In one of the more disappointing decisions this preseason, Chris Ballard and the Colts decided to move Braden Smith back inside to guard for the “dress rehearsal” game. They trotted out Austin Howard, who quickly showed he was not the answer at right tackle. They brought in J’Marcus Webb after a single series in hopes that he could improve the position, and while he wasn’t as bad as Howard, he is still unlikely to make the regular season roster.
After two straight games of promising tape at right tackle, I had hopes that Smith would be given a chance to nail down a starting spot. With Denzelle Good also taking the field for the first time, I was intrigued to compare their tape.
None of that happened. Instead, Smith took the field in the first half as the starting right guard. This leaves us to take our second look at his performance on the inside, starting with his impact on the running game. As with the Quenton Nelson pieces yesterday, we’ll move from the weakest downs to the strongest.
This is a designed run around the right end for Nyheim Hines. You can tell based upon what happens on the back side of the play. Joe Haeg gets inside to slow down trailing pursuit and moves to the next level to seal the inside. Quenton Nelson reaches and gets around the defensive tackle to wall him off from the running lane. Ryan Kelly also seals.

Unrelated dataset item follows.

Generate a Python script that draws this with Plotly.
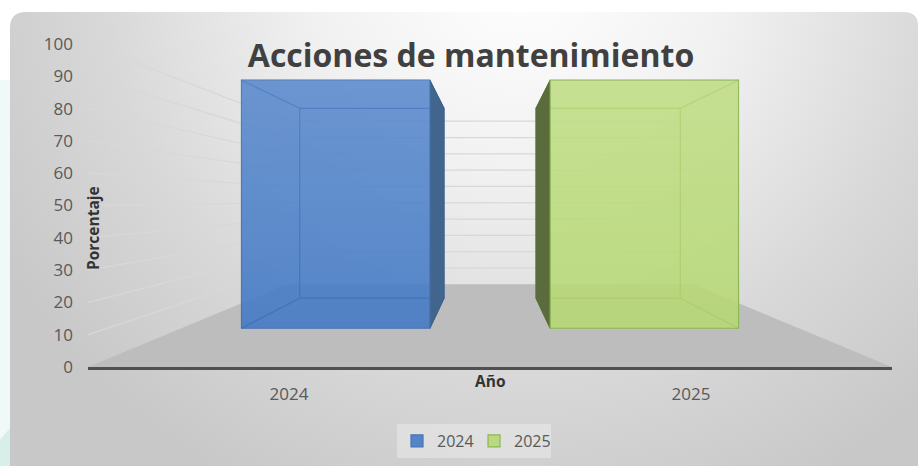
import numpy as np
import plotly.graph_objects as go

# ---------------- data ----------------
years = ["2024", "2025"]
values = [100, 100]
y_ticks = [0, 10, 20, 30, 40, 50, 60, 70, 80, 90, 100]
front_colors = ["rgba(64,120,196,0.87)", "rgba(182,216,114,0.87)"]
edge_colors = ["#4776b4", "#8db653"]
side_colors = ["#41658d", "#5a6c3b"]
hidden_colors = ["rgba(35,75,135,1)", "rgba(95,135,45,1)"]

# ---------------- perspective (style) ----------------
XV, YV = 0.5, 51.7            # vanishing point in front-plane axis units
S_BAR_FRONT, S_BAR_BACK, S_WALL = 0.768, 0.588, 0.505
HALF_W = 0.305
X_MIN, X_MAX = -0.5, 1.5
Y_MIN, Y_MAX = 0, 100

W, H = 920, 466
FONT = "Open Sans"


def proj(x, y, s):
    return XV + s * (x - XV), YV + s * (y - YV)


def poly(points):
    xs = [p[0] for p in points] + [points[0][0]]
    ys = [p[1] for p in points] + [points[0][1]]
    return xs, ys


fig = go.Figure()

# ---------------- background (pixel subplot) ----------------
EDGE_GRAY = "#c8c8c8"
bx, by = poly([(10, 12), (918, 12), (918, 466), (10, 466)])
fig.add_trace(go.Scatter(x=bx, y=by, fill="toself", fillcolor=EDGE_GRAY,
                         mode="lines", line=dict(width=0), hoverinfo="skip",
                         showlegend=False, xaxis="x", yaxis="y"))
t = np.linspace(0, 2 * np.pi, 240)
ex = 520 + 600 * np.cos(t)
ey = -30 + 580 * np.sin(t)
fig.add_trace(go.Scatter(x=ex, y=ey, fill="toself", mode="lines", line=dict(width=0),
                         fillgradient=dict(type="radial",
                                           colorscale=[[0, "#ffffff"], [0.35, "#f1f1f1"],
                                                       [0.7, "#d8d8d8"], [1, EDGE_GRAY]]),
                         hoverinfo="skip", showlegend=False, xaxis="x", yaxis="y"))

# ---------------- floor ----------------
fx, fy = poly([proj(X_MIN, 0, 1), proj(X_MAX, 0, 1), proj(X_MAX, 0, S_WALL), proj(X_MIN, 0, S_WALL)])
fig.add_trace(go.Scatter(x=fx, y=fy, fill="toself", fillcolor="#bdbdbd", mode="lines",
                         line=dict(width=0), hoverinfo="skip", showlegend=False,
                         xaxis="x2", yaxis="y2"))

# ---------------- wall gridlines ----------------
gx, gy = [], []
for v in y_ticks[1:]:
    for p in (proj(X_MIN, v, 1), proj(X_MIN, v, S_WALL), proj(X_MAX, v, S_WALL)):
        gx.append(p[0]); gy.append(p[1])
    gx.append(None); gy.append(None)
fig.add_trace(go.Scatter(x=gx, y=gy, mode="lines", line=dict(color="#d8d8d8", width=1.3),
                         hoverinfo="skip", showlegend=False, xaxis="x2", yaxis="y2"))

# ---------------- bar hidden edges and side faces ----------------
for i, v in enumerate(values):
    x0, x1 = i - HALF_W, i + HALF_W
    corners = [(x0, 0), (x1, 0), (x1, v), (x0, v)]
    hx, hy = poly([proj(cx, cy, S_BAR_BACK) for cx, cy in corners])
    hx, hy = list(hx) + [None], list(hy) + [None]
    for cx, cy in corners:
        a, b = proj(cx, cy, S_BAR_FRONT), proj(cx, cy, S_BAR_BACK)
        hx += [a[0], b[0], None]; hy += [a[1], b[1], None]
    fig.add_trace(go.Scatter(x=hx, y=hy, mode="lines", line=dict(color=hidden_colors[i], width=1.2),
                             hoverinfo="skip", showlegend=False, xaxis="x2", yaxis="y2"))
    xs = x1 if x1 < XV else x0
    sx, sy = poly([proj(xs, 0, S_BAR_FRONT), proj(xs, 0, S_BAR_BACK),
                   proj(xs, v, S_BAR_BACK), proj(xs, v, S_BAR_FRONT)])
    fig.add_trace(go.Scatter(x=sx, y=sy, fill="toself", fillcolor=side_colors[i], mode="lines",
                             line=dict(color=side_colors[i], width=1), hoverinfo="skip",
                             showlegend=False, xaxis="x2", yaxis="y2"))

# ---------------- bar front faces (bar plane axes) ----------------
for i, v in enumerate(values):
    fig.add_trace(go.Bar(x=[i], y=[v], base=0, width=2 * HALF_W, name=years[i],
                         marker=dict(color=front_colors[i], line=dict(color=edge_colors[i], width=1.2)),
                         xaxis="x3", yaxis="y3", hoverinfo="skip"))
for i, v in enumerate(values):
    rx, ry = poly([(i - HALF_W, 0), (i + HALF_W, 0), (i + HALF_W, v), (i - HALF_W, v)])
    fig.add_trace(go.Scatter(x=rx, y=ry, fill="toself", mode="lines", line=dict(width=0),
                             fillgradient=dict(type="vertical",
                                               colorscale=[[0, "rgba(255,255,255,0)"],
                                                           [1, "rgba(255,255,255,0.12)"]]),
                             hoverinfo="skip", showlegend=False, xaxis="x3", yaxis="y3"))

# bar-plane axis ranges: the same pixels as the front plane, seen at S_BAR_FRONT
x3_range = [XV + (X_MIN - XV) / S_BAR_FRONT, XV + (X_MAX - XV) / S_BAR_FRONT]
y3_range = [YV + (Y_MIN - YV) / S_BAR_FRONT, YV + (Y_MAX - YV) / S_BAR_FRONT]

fig.update_layout(
    width=W, height=H, margin=dict(l=0, r=0, t=0, b=0, autoexpand=False),
    paper_bgcolor="white", plot_bgcolor="rgba(0,0,0,0)",
    barmode="overlay",
    title=dict(text="<b>Acciones de mantenimiento</b>", x=471 / W, xanchor="center",
               y=(H - 56) / H, yanchor="middle", automargin=False,
               font=dict(family=FONT, size=32, color="#404040")),
    xaxis=dict(domain=[10 / W, 918 / W], range=[10, 918], visible=False, fixedrange=True,
               automargin=False),
    yaxis=dict(domain=[0, (H - 12) / H], range=[466, 12], visible=False, fixedrange=True,
               automargin=False),
    xaxis2=dict(domain=[88 / W, 892 / W], range=[X_MIN, X_MAX], anchor="y2", automargin=False,
                tickvals=[0, 1], ticktext=years, ticks="", showgrid=False, zeroline=False,
                showline=True, linecolor="#4f4f4f", linewidth=3, ticklabelstandoff=10,
                tickfont=dict(family=FONT, size=17, color="#595959")),
    yaxis2=dict(domain=[(H - 367) / H, (H - 44) / H], range=[Y_MIN, Y_MAX], anchor="x2",
                automargin=False,
                tickvals=y_ticks, ticks="", showgrid=False, zeroline=False, showline=False,
                ticklabelstandoff=14, tickfont=dict(family=FONT, size=17, color="#595959")),
    xaxis3=dict(overlaying="x2", range=x3_range, visible=False, anchor="y3", automargin=False),
    yaxis3=dict(overlaying="y2", range=y3_range, visible=False, anchor="x3", automargin=False),
    legend=dict(orientation="h", x=397 / W, xanchor="left", y=(H - 441) / H, yanchor="middle",
                bgcolor="rgba(255,255,255,0.3)", font=dict(family=FONT, size=16, color="#595959"),
                itemwidth=30, entrywidth=32, entrywidthmode="pixels"),
    annotations=[
        dict(text="<b>Porcentaje</b>", x=93 / W, y=(H - 228) / H, xref="paper", yref="paper",
             xanchor="center", yanchor="middle",
             textangle=-90, showarrow=False, font=dict(family=FONT, size=15.5, color="#333333")),
        dict(text="<b>Año</b>", x=490 / W, y=(H - 381) / H, xref="paper", yref="paper",
             xanchor="center", yanchor="middle",
             showarrow=False, font=dict(family=FONT, size=15.5, color="#333333")),
    ],
    shapes=[
        dict(type="rect", xref="paper", yref="paper", x0=0, x1=10 / W, y0=0, y1=(H - 80) / H,
             fillcolor="#f1f8f8", line=dict(width=0), layer="below"),
        dict(type="path", xref="paper", yref="paper",
             path=f"M 0,0 L 0,{26 / H} L {10 / W},{38 / H} L {10 / W},0 Z",
             fillcolor="#d8eee8", line=dict(width=0), layer="below"),
        dict(type="path", xref="x", yref="y", path="M 10,12 L 26,12 Q 10,12 10,28 Z",
             fillcolor="white", line=dict(width=0), layer="above"),
        dict(type="path", xref="x", yref="y", path="M 918,12 L 918,26 Q 918,12 904,12 Z",
             fillcolor="white", line=dict(width=0), layer="above"),
    ],
)

fig.write_html("out.html", config={"displayModeBar": False},
               post_script="document.body.style.margin='0';document.body.style.overflow='hidden';")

Braden Smith needs to gain outside leverage on the defensive tackle to create the outside edge and spring Hines. He fails to do so and allows his man to set the edge, forcing Hines back inside for no gain.
You have to carefully watch this play to see where Smith enters the scrum and where he comes out of it. He initiates contact with the defensive tackle but fails to gain inside leverage. The defensive lineman is heading right for the inside lane that Hines was supposed to take. Smith is left grabbing at the defender and is called for a hold. This negatives the first down run and ends up resulting in a punt one play later.
This play shows Smith’s continued limitations in space. While he is not pulling on this play, he gets to the second level and has a chance to seal the linebacker. Instead, he dives at the linebackers feet and ends up on the ground. This play is over well before the back gets to the second level but nothing about what Smith did was particularly effective.
Here is another opportunity for Smith to make an impact at the second level. This time, he stays on his feet and pushes the linebacker away from the hole behind him. This is slightly more effective than the previous play and if the rest of the play didn’t break down (namely if J’Marcus Webb doesn’t whiff on his block) he could have helped the Chrstine Michael gain some yards.
This is an example of a nice seal with Webb on the right side. They create a massive lane to the inside. If the back identifies the lane and is able to avoid contact in the backfield, there is a chance this run goes for a nice gain.
This play works to Smith’s strengths. When he is asked to block in line and doesn’t have to move laterally, he is particularly effective. He gets a quick chip on the defensive lineman and moves straight ahead to get a body on the linebacker.
This is another example where Smith is able to initiate contact with the defender and is not asked to move laterally. He gains inside leverage, stays square to the defender and eventually overpowers him to push him down the field.
This is the final look at a positive play in the ground game for Smith. You can see that he initiates contact, squares up his shoulders and never allows the defender to make progress to the inside.
Smith continues to be inconsistent when he plays at the guard position. His limitations on the run, in space and moving laterally give him fits on certain downs. He is susceptible to losing when he doesn’t initiate contact and is unable to square his shoulders. He has a bad habit of grabbing at defenders when he is beat, resulting in holding calls that will kill drives.
While Smith might be an average or slightly below average starting guard, particularly for a rookie, he seems much more natural at right tackle at this point in his development.